Friday, January 27, 2006

Like Punching Ghandi in the Face

Before the player-hatin' commences, let me offer a few preemptive 'shut up's.'

I will more than likely take many, many uncalled for shots at Minnesota, the Twin Cities, the people therein, their quirks, the way they look, talk, drive, dance and the massive umbrella of oddity that is 'Minnesota nice.' This is a given. If that will bother you, stop now and go let your eyes glaze over as you slobber over the state tourism site.

By nature, I am a complainer - this will also begin to wear on you after a while. The only reason I've been able to live with other is that I'm neat. If I begin bitching and ramble along, it may be hard to deal with, considering I have no plans to come over and scour your oven. Not saying it'd never happen, just that I don't have any current plans for it.

Now, had I begun to complain about Chicago or New York, I'd probably be pretty careful about not upsetting the locals. With the time I have on my hands, if I were to come across a site that began to take uncalled for shots at my hometown, I'd send e-mails every day and twice on Sunday just to harass the joker on the other end. There are many more like me who have a.) unhealthy attitudes and b.) an undying love for our hometown.

Up here, while they do love their cities, it's not the same and they are really, really nice. It's sick and it makes me uncomfortable at times. The bottom line is that I don't think Minnesotans have it in them to be truly nasty. Inherently, this isn't a bad thing, but it gets weird after the first weekend. While I'd worry a bit more in a major city, I think I'll be pretty safe here, if for no other reason than the worst mischief these knuckleheads can think of is to throw day old birthday cake at my house.

I'm not saying that the whole focus of this blog is just to thrash Minnesota, butconsider this a warning that it's bound to happen. Like soon. Like within two or three posts soon. Just saying is all...

Wednesday, January 25, 2006

Oh, how the mighty have fallen...

I was the last person who ever expected to start a blog.

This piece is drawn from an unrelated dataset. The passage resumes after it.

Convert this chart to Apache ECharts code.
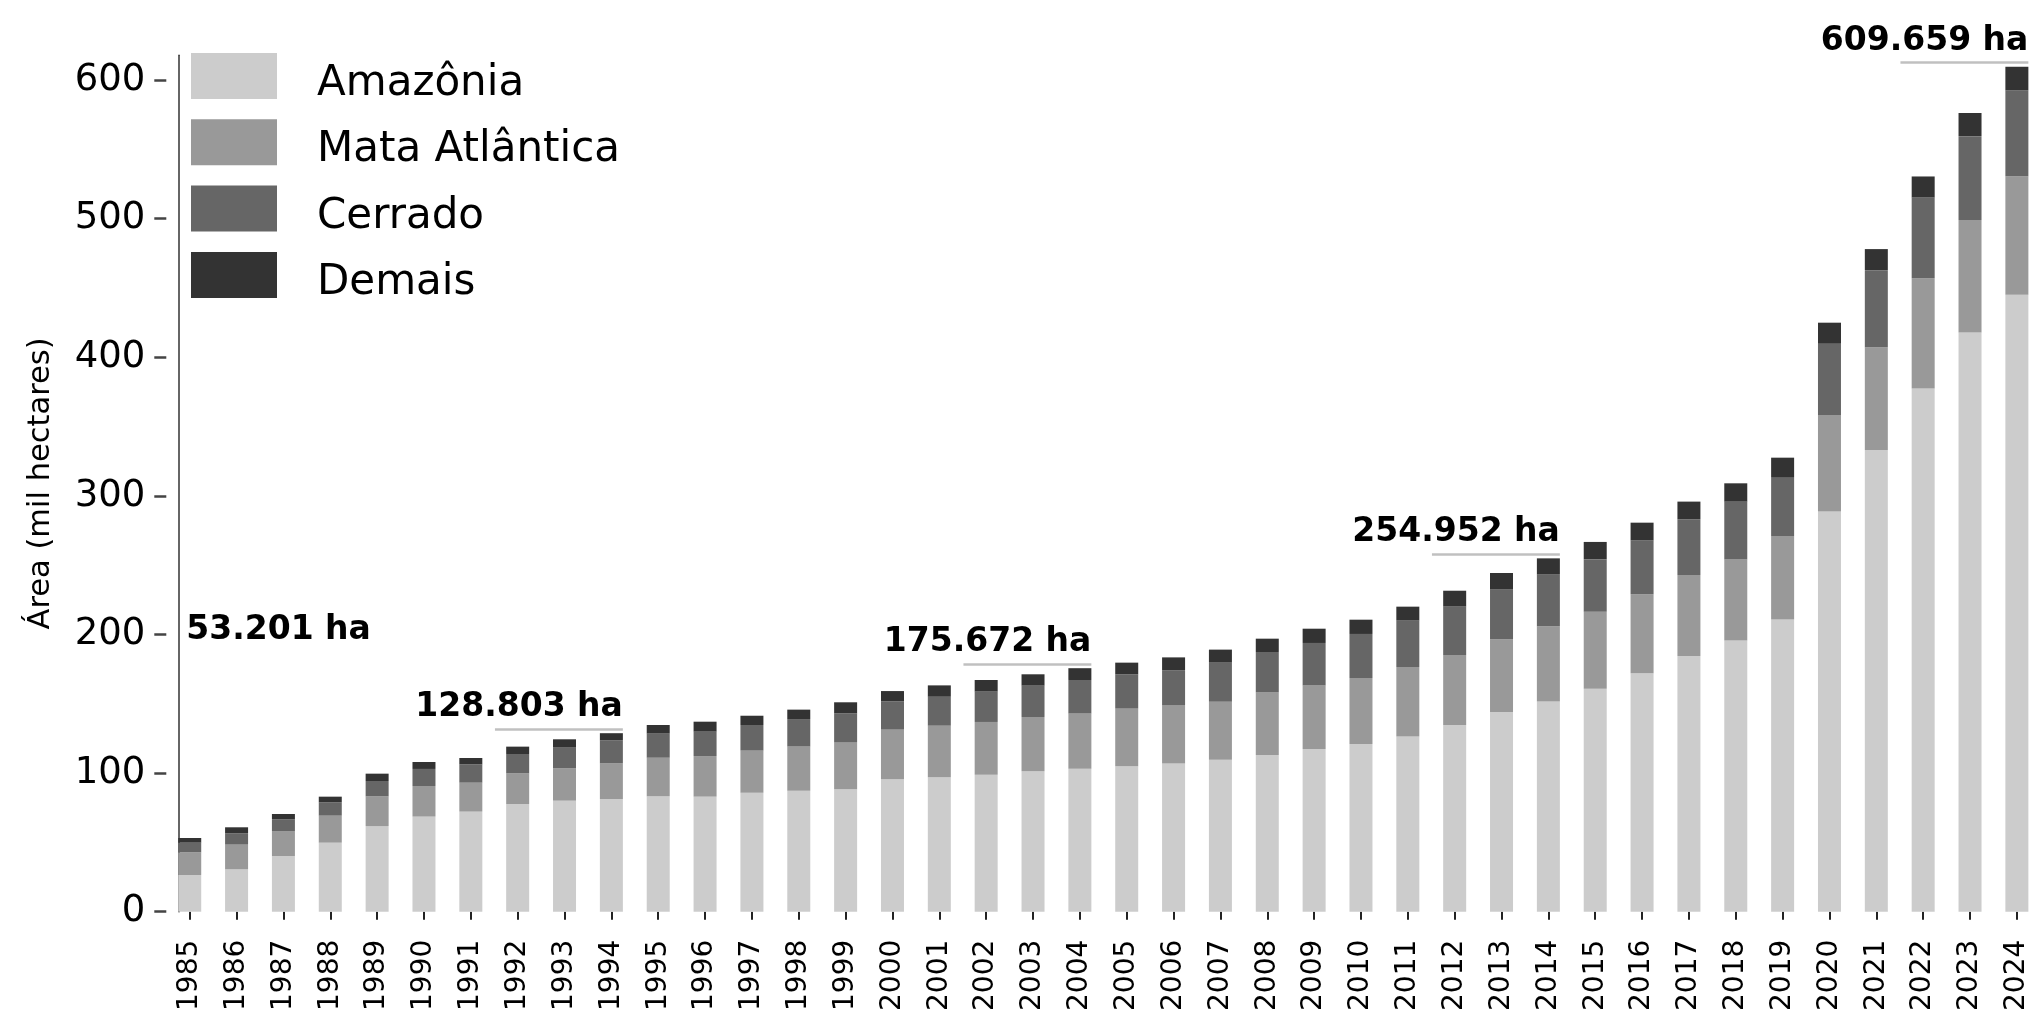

I was working in newsrooms in Chicago and Green Bay as the Internet was first rising to power and have to admit I was a bit resentful of the early ones. They could choose hit or miss topics and no one would hold them accountable or they would grab hold to one tiny piece of inside info and parade around for the next week and a half (or longer) about just how right they were.

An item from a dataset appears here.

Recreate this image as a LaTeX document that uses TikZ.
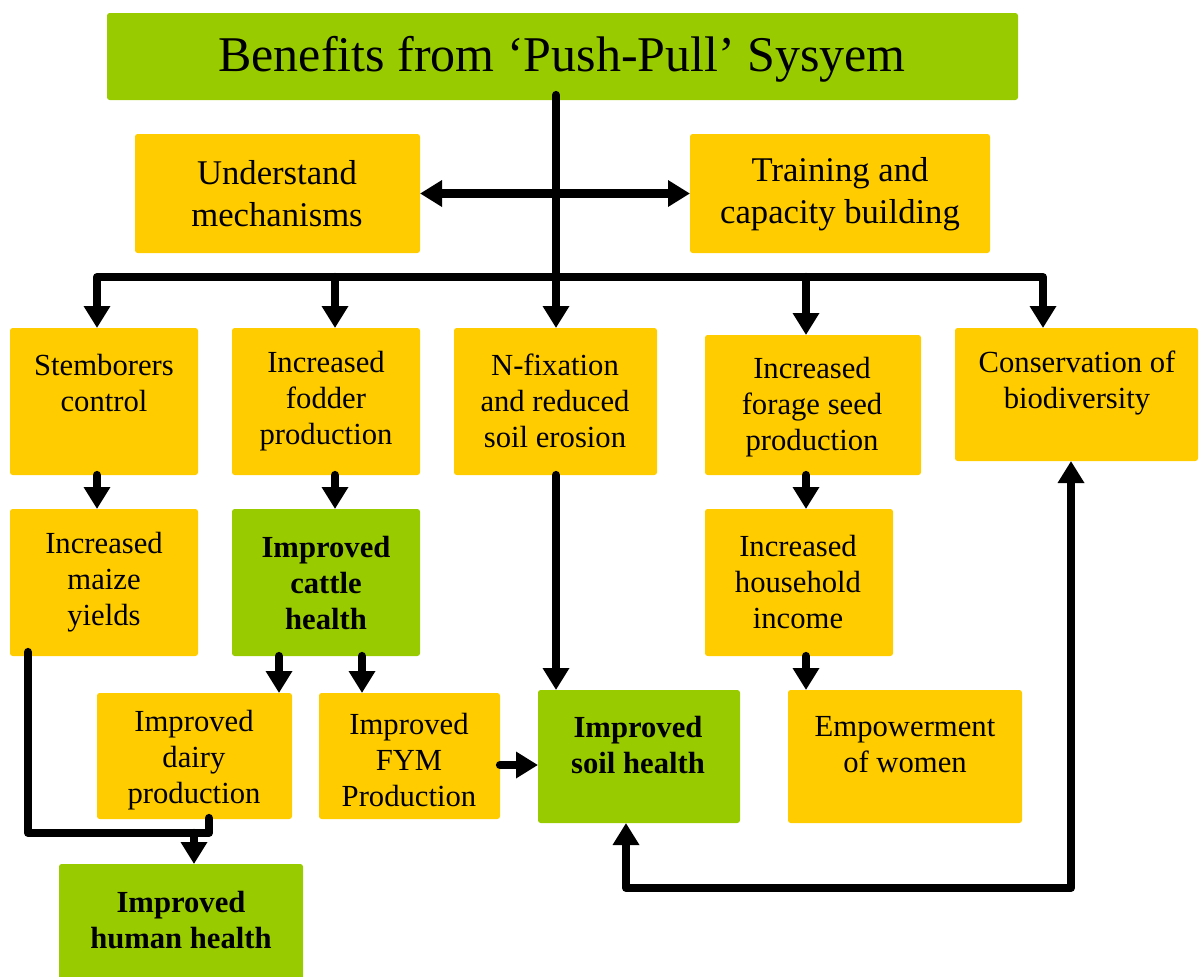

In theory, a small, agile press is a great idea.
In theory, communism works, too.

After stepping away from the business, blogs really took off. All of a sudden every jackass with a keyboard and a DSL line could post pictures of their new babies, puppies and bowel movements for all the world to enjoy.
There is one in particular run by an acquaintance of mine that is best described as HTML-encoded hate because I lose it every time I happen across a posting.

I think blogs are great places to advance and defend ideas, theories and possible MLB trades, but when it's an open-ended dumping ground for every stupid little thing you do, it drives me bonkers.
In a nutshell, there is no real problem with intermittent posts about the ins and outs of one's life, but when that's the main focus I see red (and I'm colorblind, so that takes a lot).


Keeping all of this in mind, I know that I'm possibly one of the most self-centered human beings on the planet. While we are all concerned with self-preservation, self-improvement and keeping our cable bills current, I'm worse than most. There's an old tip when you're on a first date to just keep conversation focused on the other person, as they are their own favorite subject and I am the person that rule was made for.

As of right now I'm not even sure when or how I'll ever release the web address to this thing, but we'll see. For now, it's enough just to get started and to finally cave to the pressures of a blog-centric world.

Admitting you have a problem is the first step.